French parents alone against Syrian jihadists recruiting their sons
When Dominique Bons’ timid son stopped smoking overnight and started praying frequently at his home in the southern French city of Toulouse, she alerted the authorities.
They did nothing because Nicolas was not suspected of any crime. One day last year he disappeared. Then Bons was sent a text message saying the 30-year-old had been “martyred” on December 22 driving a truck bomb in the Syrian city of Homs.
He grew up in a middle class suburb to atheist parents but converted to Islam in 2009. Like his younger half-brother who died in Syria months earlier, he joined the al Qaeda splinter group, Islamic State of Iraq and the Levant (ISIL).
They are among a growing number of people, an estimated 2,000 so far, who have left Europeans states to fight alongside Islamist rebels in Syria to overthrow President Bashar al-Assad. Europe’s authorities are struggling to stem the flow.

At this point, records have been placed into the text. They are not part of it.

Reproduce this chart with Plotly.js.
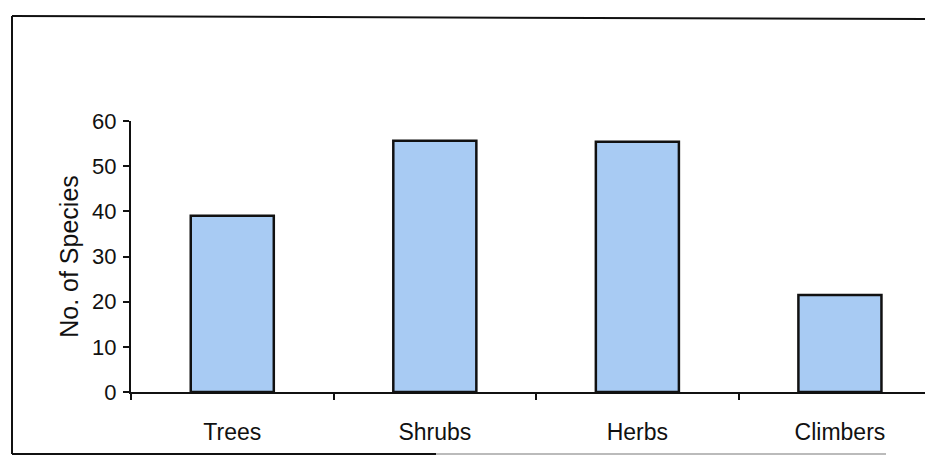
<!DOCTYPE html>
<html>
<head>
<meta charset="utf-8">
<script src="https://cdn.plot.ly/plotly-3.0.1.min.js"></script>
<style>html,body{margin:0;padding:0;background:#fff;}#chart{width:925px;height:456px;}</style>
</head>
<body>
<div id="chart"></div>
<script>
var categories = ["Trees", "Shrubs", "Herbs", "Climbers"];
var species = [39, 55.6, 55.4, 21.5];
var yTicks = [0, 10, 20, 30, 40, 50, 60];

var W = 925, H = 456;
var L = 131, R = 0, T = 121, B = 64;
var pw = W - L - R, ph = H - T - B;
function px(x) { return (x - L) / pw; }
function py(y) { return (H - B - y) / ph; }

var trace = {
  type: "bar",
  x: categories,
  y: species,
  width: 0.41,
  marker: { color: "#a8cbf3", line: { color: "#111", width: 2.5 } },
  hoverinfo: "x+y"
};

var layout = {
  width: W, height: H,
  margin: { l: L, r: R, t: T, b: B, pad: 0 },
  paper_bgcolor: "#fff", plot_bgcolor: "#fff",
  showlegend: false,
  font: { family: "Liberation Sans, Arial, sans-serif", color: "#111" },
  xaxis: {
    type: "category",
    range: [-0.5, 3.42],
    showline: true, linecolor: "#111", linewidth: 2,
    ticks: "outside", tickson: "boundaries", ticklen: 6, tickwidth: 2, tickcolor: "#111",
    showgrid: false, zeroline: false,
    tickfont: { size: 23, color: "#111" },
    ticklabelstandoff: 18,
    fixedrange: true
  },
  yaxis: {
    range: [0, 60],
    tickvals: yTicks,
    showline: true, linecolor: "#111", linewidth: 2,
    ticks: "outside", ticklen: 6, tickwidth: 2, tickcolor: "#111",
    showgrid: false, zeroline: false,
    tickfont: { size: 22, color: "#111" },
    ticklabelstandoff: 2,
    title: { text: "No. of Species", font: { size: 25, color: "#111" }, standoff: 6 },
    fixedrange: true
  },
  shapes: [
    { type: "line", xref: "paper", yref: "paper", x0: px(12), y0: py(16), x1: px(925), y1: py(19), line: { color: "#111", width: 2 } },
    { type: "line", xref: "paper", yref: "paper", x0: px(12), y0: py(16), x1: px(12), y1: py(454), line: { color: "#111", width: 2 } },
    { type: "line", xref: "paper", yref: "paper", x0: px(12), y0: py(454), x1: px(436), y1: py(454), line: { color: "#111", width: 2 } },
    { type: "line", xref: "paper", yref: "paper", x0: px(436), y0: py(454), x1: px(886), y1: py(454), line: { color: "#bbb", width: 2 } }
  ]
};

Plotly.newPlot("chart", [trace], layout, { displayModeBar: false, staticPlot: true });
</script>
</body>
</html>
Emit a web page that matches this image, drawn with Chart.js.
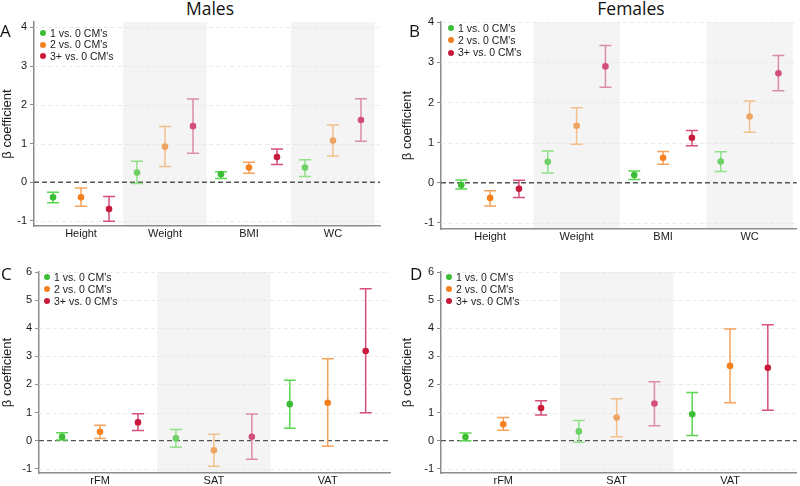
<!DOCTYPE html>
<html>
<head>
<meta charset="utf-8">
<script src="https://cdn.jsdelivr.net/npm/chart.js@4.4.0/dist/chart.umd.min.js"></script>
<style>
    body { margin: 0; background: #fff; width: 800px; height: 486px; position: relative; overflow: hidden; font-family: "Liberation Sans", Arial, sans-serif; }
    .panel { position: absolute; width: 400px; height: 243px; }
    .panel canvas { position: absolute; left: 0; top: 0; }
    .title { position: absolute; top: -4px; font-family: "Open Sans", sans-serif; font-size: 17.5px; color: #111; transform: translateX(-50%); white-space: nowrap; }
    .letter { position: absolute; font-family: "Open Sans", sans-serif; font-size: 17px; color: #111; line-height: 1; }
    .legend { position: absolute; font-size: 10.5px; color: #222; }
    .legend div { position: absolute; white-space: nowrap; line-height: 12px; }
    .legend .dot { position: absolute; width: 6px; height: 6px; border-radius: 50%; }
</style>
</head>
<body>
<div class="title" style="left:210px">Males</div>
<div class="title" style="left:631px">Females</div>

<div class="panel" style="left:0;top:0"><canvas id="chartA" width="400" height="243"></canvas></div>
<div class="panel" style="left:400px;top:0"><canvas id="chartB" width="400" height="243"></canvas></div>
<div class="panel" style="left:0;top:243px"><canvas id="chartC" width="400" height="243"></canvas></div>
<div class="panel" style="left:400px;top:243px"><canvas id="chartD" width="400" height="243"></canvas></div>

<div class="letter" style="left:0px;top:22px">A</div>
<div class="letter" style="left:409px;top:22px">B</div>
<div class="letter" style="left:1px;top:265px">C</div>
<div class="letter" style="left:410px;top:265px">D</div>

<div id="legends"></div>

<script>
// Datos
const groupLabels = ["1 vs. 0 CM's", "2 vs. 0 CM's", "3+ vs. 0 CM's"];
const anthroCats = ['Height', 'Weight', 'BMI', 'WC'];
const fatCats = ['rFM', 'SAT', 'VAT'];
const anthroTicks = [-1, 0, 1, 2, 3, 4];
const fatTicks = [-1, 0, 1, 2, 3, 4, 5, 6];

// A - Males, anthropometry (one row per group)
const malesAnthroEst = [[-0.39, 0.25, 0.21, 0.38], [-0.39, 0.92, 0.38, 1.08], [-0.69, 1.45, 0.65, 1.61]];
const malesAnthroLo  = [[-0.53, -0.03, 0.10, 0.15], [-0.62, 0.41, 0.23, 0.68], [-1.01, 0.75, 0.46, 1.06]];
const malesAnthroHi  = [[-0.26, 0.54, 0.27, 0.58], [-0.15, 1.44, 0.52, 1.48], [-0.37, 2.15, 0.86, 2.16]];

// B - Females, anthropometry
const femalesAnthroEst = [[-0.06, 0.52, 0.19, 0.53], [-0.38, 1.42, 0.62, 1.65], [-0.15, 2.90, 1.12, 2.73]];
const femalesAnthroLo  = [[-0.16, 0.24, 0.08, 0.28], [-0.58, 0.96, 0.46, 1.26], [-0.37, 2.38, 0.92, 2.29]];
const femalesAnthroHi  = [[0.07, 0.79, 0.29, 0.77], [-0.20, 1.87, 0.78, 2.04], [0.06, 3.42, 1.30, 3.17]];

// C - Males, fat depots
const malesFatEst = [[0.14, 0.08, 1.30], [0.32, -0.34, 1.35], [0.65, 0.14, 3.19]];
const malesFatLo  = [[0.02, -0.23, 0.44], [0.08, -0.91, -0.20], [0.36, -0.66, 0.99]];
const malesFatHi  = [[0.28, 0.40, 2.15], [0.55, 0.23, 2.91], [0.96, 0.95, 5.40]];

// D - Females, fat depots
const femalesFatEst = [[0.13, 0.33, 0.94], [0.58, 0.82, 2.66], [1.16, 1.32, 2.59]];
const femalesFatLo  = [[0.00, -0.06, 0.18], [0.37, 0.14, 1.35], [0.91, 0.53, 1.08]];
const femalesFatHi  = [[0.27, 0.72, 1.71], [0.82, 1.49, 3.97], [1.42, 2.10, 4.12]];

// Estilos
const pointColors = ['#3dbd35', '#f5801f', '#c81a3c'];
const pointColorsLight = ['#6dd165', '#eea463', '#d24f7d'];
const errColors = ['#5ad650', '#f5a35a', '#d5507a'];
const errColorsLight = ['#90e088', '#f2c08c', '#dc8ca8'];
const groupOffsets = [-1 / 3, 0, 1 / 3];
const bandColor = '#f4f4f4';
const axisColor = '#8c8c8c';
const FONT = '"Liberation Sans", Arial, sans-serif';

const isBand = (i) => i % 2 === 1;

function makePanel(cfg) {
    const { id, cats, est, lo, hi, ticks, yMin, yMax, xMin, xMax, area } = cfg;

    const datasets = est.map((row, g) => ({
        label: groupLabels[g],
        data: row.map((v, i) => ({ x: i + groupOffsets[g], y: v })),
        pointRadius: 3.3,
        pointHoverRadius: 3.3,
        borderWidth: 0,
        pointBorderWidth: 0,
        backgroundColor: (ctx) => isBand(ctx.dataIndex) ? pointColorsLight[g] : pointColors[g]
    }));

    const panelPlugin = {
        id: 'panelDecor',
        beforeDraw(chart) {
            const { ctx, chartArea, scales: { x } } = chart;
            ctx.save();
            ctx.fillStyle = bandColor;
            cats.forEach((c, i) => {
                if (!isBand(i)) return;
                const l = Math.max(x.getPixelForValue(i - 0.5), chartArea.left);
                const r = Math.min(x.getPixelForValue(i + 0.5), chartArea.right);
                ctx.fillRect(l, chartArea.top, r - l, chartArea.bottom - chartArea.top);
            });
            ctx.restore();
        },
        beforeDatasetsDraw(chart) {
            const { ctx, chartArea, scales: { x, y } } = chart;
            ctx.save();
            // faint grid
            ctx.strokeStyle = '#e9e9e9';
            ctx.lineWidth = 1;
            ctx.setLineDash([4, 3]);
            ticks.forEach(t => {
                if (t === 0) return;
                const py = Math.round(y.getPixelForValue(t)) + 0.5;
                ctx.beginPath();
                ctx.moveTo(chartArea.left, py);
                ctx.lineTo(chartArea.right, py);
                ctx.stroke();
            });
            // zero reference line
            ctx.strokeStyle = '#555';
            ctx.lineWidth = 1.4;
            ctx.setLineDash([5, 3]);
            const zy = y.getPixelForValue(0);
            ctx.beginPath();
            ctx.moveTo(chartArea.left, zy);
            ctx.lineTo(chartArea.right, zy);
            ctx.stroke();
            ctx.setLineDash([]);
            // error bars
            ctx.lineWidth = 1.5;
            est.forEach((row, g) => {
                row.forEach((v, i) => {
                    const px = x.getPixelForValue(i + groupOffsets[g]);
                    const pLo = y.getPixelForValue(lo[g][i]);
                    const pHi = y.getPixelForValue(hi[g][i]);
                    ctx.strokeStyle = isBand(i) ? errColorsLight[g] : errColors[g];
                    ctx.beginPath();
                    ctx.moveTo(px, pLo); ctx.lineTo(px, pHi);
                    ctx.moveTo(px - 6, pLo); ctx.lineTo(px + 6, pLo);
                    ctx.moveTo(px - 6, pHi); ctx.lineTo(px + 6, pHi);
                    ctx.stroke();
                });
            });
            ctx.restore();
        }
    };

    return new Chart(document.getElementById(id), {
        type: 'scatter',
        data: { datasets },
        options: {
            responsive: false,
            animation: false,
            events: [],
            layout: { padding: { left: 0, right: 400 - area.right, top: area.top, bottom: 0 } },
            plugins: { legend: { display: false }, tooltip: { enabled: false } },
            scales: {
                x: {
                    type: 'linear',
                    min: xMin,
                    max: xMax,
                    afterBuildTicks: (s) => { s.ticks = cats.map((c, i) => ({ value: i })); },
                    afterFit: (s) => { s.height = 243 - area.bottom; },
                    grid: { display: false, drawTicks: false },
                    border: { display: true, color: axisColor, width: 1.5 },
                    ticks: {
                        padding: 1,
                        color: '#1a1a1a',
                        font: { family: FONT, size: 11 },
                        callback: (v) => cats[v],
                        maxRotation: 0,
                        autoSkip: false
                    }
                },
                y: {
                    min: yMin,
                    max: yMax,
                    afterBuildTicks: (s) => { s.ticks = ticks.map(v => ({ value: v })); },
                    afterFit: (s) => { s.width = area.left; },
                    grid: { display: true, drawOnChartArea: false, drawTicks: true, tickLength: 4, color: axisColor },
                    border: { display: true, color: axisColor, width: 1.5 },
                    title: {
                        display: true,
                        text: 'β coefficient',
                        color: '#1a1a1a',
                        padding: 0,
                        font: { family: FONT, size: 13 }
                    },
                    ticks: {
                        padding: 3,
                        color: '#1a1a1a',
                        font: { family: FONT, size: 11 },
                        callback: (v) => v
                    }
                }
            }
        },
        plugins: [panelPlugin]
    });
}

function makeLegend(left, top, step) {
    const box = document.createElement('div');
    box.className = 'legend';
    box.style.left = left + 'px';
    box.style.top = top + 'px';
    groupLabels.forEach((lab, g) => {
        const dot = document.createElement('span');
        dot.className = 'dot';
        dot.style.background = pointColors[g];
        dot.style.left = '-3px';
        dot.style.top = (g * step - 3) + 'px';
        const txt = document.createElement('div');
        txt.textContent = lab;
        txt.style.left = '7px';
        txt.style.top = (g * step - 6.5) + 'px';
        box.appendChild(dot);
        box.appendChild(txt);
    });
    document.getElementById('legends').appendChild(box);
}

makePanel({ id: 'chartA', cats: anthroCats, est: malesAnthroEst, lo: malesAnthroLo, hi: malesAnthroHi,
    ticks: anthroTicks, yMin: -1.13, yMax: 4.14, xMin: -0.56, xMax: 3.56,
    area: { left: 34, right: 380, top: 22, bottom: 226 } });
makePanel({ id: 'chartB', cats: anthroCats, est: femalesAnthroEst, lo: femalesAnthroLo, hi: femalesAnthroHi,
    ticks: anthroTicks, yMin: -1.155, yMax: 4.007, xMin: -0.568, xMax: 3.545,
    area: { left: 41, right: 398, top: 22, bottom: 229 } });
makePanel({ id: 'chartC', cats: fatCats, est: malesFatEst, lo: malesFatLo, hi: malesFatHi,
    ticks: fatTicks, yMin: -1.15, yMax: 6, xMin: -0.536, xMax: 2.547,
    area: { left: 39, right: 390, top: 29, bottom: 230 } });
makePanel({ id: 'chartD', cats: fatCats, est: femalesFatEst, lo: femalesFatLo, hi: femalesFatHi,
    ticks: fatTicks, yMin: -1.15, yMax: 6, xMin: -0.549, xMax: 2.588,
    area: { left: 41, right: 397, top: 29, bottom: 230 } });

makeLegend(43, 33, 11.7);
makeLegend(451, 28, 12.3);
makeLegend(47, 277, 12);
makeLegend(449, 277, 12);
</script>
</body>
</html>
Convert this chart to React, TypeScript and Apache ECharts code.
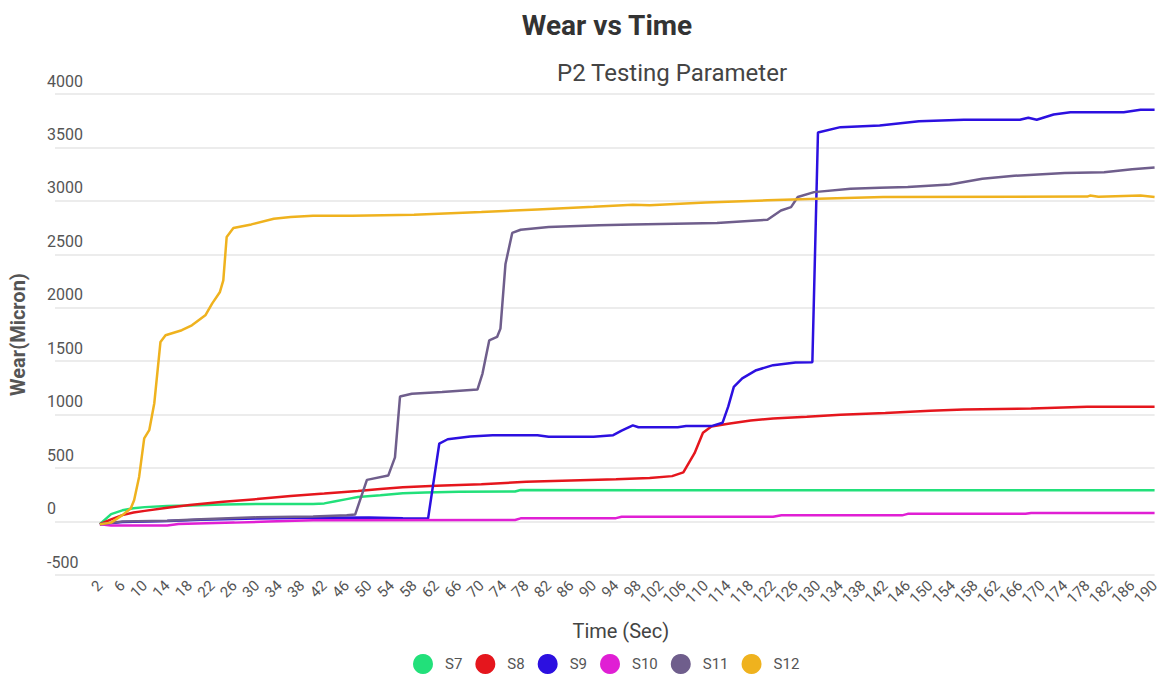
import React, { useEffect, useRef } from "react";
import * as echarts from "echarts";

const seriesNames = ["S7", "S8", "S9", "S10", "S11", "S12"];
const seriesColors = ["#22e07a", "#e5161d", "#2c10e0", "#e01fd4", "#6f5e8c", "#efb21e"];

const s7: number[][] = [
  [2, -25], [4, 70], [6, 105], [8, 125], [10, 135], [14, 145], [18, 150], [24, 160], [30, 165],
  [40, 165], [42, 170], [44, 190], [46, 210], [48, 230], [52, 245], [56, 265], [60, 272],
  [66, 278], [76, 282], [77, 295], [100, 293], [140, 292], [190, 292],
];
const s8: number[][] = [
  [2, -25], [4, 20], [6, 60], [8, 85], [10, 100], [14, 130], [18, 155], [24, 185], [30, 210],
  [36, 240], [42, 262], [48, 285], [52, 305], [56, 322], [62, 335], [70, 350], [78, 372],
  [86, 385], [94, 395], [100, 408], [104, 425], [106, 460], [108, 640], [109.5, 830], [111, 890],
  [114, 915], [118, 945], [122, 965], [128, 980], [134, 1000], [142, 1015], [150, 1036],
  [156, 1049], [168, 1058], [178, 1073], [190, 1073],
];
const s9: number[][] = [
  [2, -25], [6, -5], [14, 5], [20, 18], [30, 28], [40, 35], [50, 38], [56, 30], [60.5, 28],
  [62.5, 730], [64, 770], [68, 795], [72, 808], [80, 808], [82, 793], [90, 793], [93.5, 808],
  [95, 850], [97, 900], [98, 882], [105, 882], [106.5, 893], [111, 893], [113, 925], [114, 1075],
  [115, 1260], [116.5, 1340], [119, 1416], [122, 1463], [126, 1488], [129, 1490], [130, 3640],
  [134, 3690], [141, 3706], [148, 3745], [156, 3759], [166, 3759], [167.5, 3778], [169, 3759],
  [172, 3808], [175, 3830], [184.5, 3830], [187.5, 3852], [190, 3852],
];
const s10: number[][] = [
  [2, -25], [4, -38], [14, -36], [16, -22], [26, -10], [32, 0], [40, 12], [76, 14], [77, 30],
  [94, 32], [95, 45], [122, 45], [123.5, 58], [145, 58], [146, 72], [167, 72], [168, 80], [190, 80],
];
const s11: number[][] = [
  [2, -25], [6, 0], [14, 8], [20, 22], [30, 40], [40, 48], [46, 58], [47.5, 65], [49.6, 390],
  [53.4, 430], [54.6, 600], [55.5, 1170], [57.6, 1195], [63, 1212], [69.3, 1235], [70.2, 1385],
  [71.4, 1695], [72.8, 1727], [73.4, 1805], [74.3, 2410], [75.5, 2700], [77, 2730], [82, 2755],
  [91, 2771], [97, 2780], [112, 2793], [121, 2824], [123.4, 2910], [125.2, 2942], [126.4, 3036],
  [129.3, 3082], [135.8, 3114], [141, 3123], [146, 3129], [153.5, 3154], [159.3, 3207],
  [165, 3235], [171.6, 3254], [174, 3260], [181, 3269], [186, 3295], [190, 3312],
];
const s12: number[][] = [
  [2, -25], [4, -10], [6, 60], [7.5, 123], [8.1, 200], [9, 420], [9.9, 778], [10.8, 855],
  [11.7, 1107], [12.8, 1680], [13.7, 1743], [16.6, 1790], [18.4, 1836], [20.8, 1930], [22, 2039],
  [23.4, 2148], [24, 2257], [24.6, 2662], [25.8, 2746], [29, 2780], [33, 2833], [36, 2849],
  [40, 2862], [47, 2862], [58, 2870], [70, 2896], [80, 2920], [90, 2945], [97, 2965], [100, 2960],
  [110, 2985], [121, 3005], [130, 3020], [141.6, 3036], [178, 3040], [178.5, 3050], [180, 3038],
  [187.5, 3050], [190, 3036],
];
const seriesData = [s7, s8, s9, s10, s11, s12];

const yTicks = { min: -500, max: 4000, interval: 500 };
const xTicks = { min: -6, max: 190, interval: 4, firstLabel: 2 };

const FONT = "Roboto, 'Noto Sans', sans-serif";

export default function App() {
  const ref = useRef<HTMLDivElement>(null);
  useEffect(() => {
    if (!ref.current) return;
    const chart = echarts.init(ref.current, undefined, { renderer: "svg" });
    chart.setOption({
      animation: false,
      backgroundColor: "#ffffff",
      textStyle: { fontFamily: FONT },
      title: [
        {
          text: "Wear vs Time",
          left: 602,
          textAlign: "center",
          top: 6,
          textStyle: { fontSize: 28, fontWeight: "bold", color: "#333", fontFamily: FONT },
        },
        {
          text: "P2 Testing Parameter",
          left: 667,
          textAlign: "center",
          top: 56,
          textStyle: { fontSize: 24, fontWeight: "normal", color: "#444", fontFamily: FONT },
        },
      ],
      legend: {
        data: seriesNames,
        left: 408,
        top: 649,
        icon: "circle",
        itemWidth: 20,
        itemHeight: 20,
        itemGap: 13,
        textStyle: { fontSize: 15, color: "#555", padding: [0, 0, 0, 7], fontFamily: FONT },
      },
      grid: { left: 46, right: 5, top: 94, bottom: 100, containLabel: false },
      xAxis: {
        type: "value",
        min: xTicks.min,
        max: xTicks.max,
        interval: xTicks.interval,
        name: "Time (Sec)",
        nameLocation: "middle",
        nameGap: 46,
        nameTextStyle: { fontSize: 20, color: "#444", padding: [0, 0, 0, 32], fontFamily: FONT },
        axisLine: { show: false },
        axisTick: { show: false },
        splitLine: { show: false },
        axisLabel: {
          rotate: 45,
          fontSize: 15,
          color: "#555",
          margin: 8,
          showMinLabel: true,
          showMaxLabel: true,
          formatter: (v: number) => (v < xTicks.firstLabel ? "" : String(v)),
        },
      },
      yAxis: {
        type: "value",
        min: yTicks.min,
        max: yTicks.max,
        interval: yTicks.interval,
        name: "Wear(Micron)",
        nameLocation: "middle",
        nameGap: 27,
        nameRotate: 90,
        nameTextStyle: { fontSize: 20, fontWeight: "bold", color: "#555", fontFamily: FONT },
        axisLine: { show: false },
        axisTick: { show: false },
        splitLine: { show: true, lineStyle: { color: "#e6e6e6", width: 1.5 } },
        axisLabel: {
          inside: true,
          margin: -8,
          verticalAlign: "bottom",
          padding: [0, 0, 5, 0],
          fontSize: 16,
          color: "#555",
          formatter: (v: number) => String(v),
        },
      },
      series: seriesNames.map((name, i) => ({
        name,
        type: "line",
        data: seriesData[i],
        showSymbol: false,
        symbol: "circle",
        itemStyle: { color: seriesColors[i] },
        lineStyle: { color: seriesColors[i], width: 2.5 },
      })),
    });
    return () => chart.dispose();
  }, []);
  return (
    <div
      ref={ref}
      style={{ position: "fixed", left: 0, top: 0, width: 1162, height: 675 }}
    />
  );
}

Bons is angry that her efforts to alert the government to a potential problem were ignored and is also convinced that the strategy of France and other European countries of jailing those caught trying to get to Syria makes the situation worse.
“It’s crazy,” said Bons, a retired military secretary who has set up a support group for parents of children who have been radicalized. “In jail they will be reinforced in their desire to go back to Syria… It seems like they (the government) are doing whatever they can to ensure that this continues.”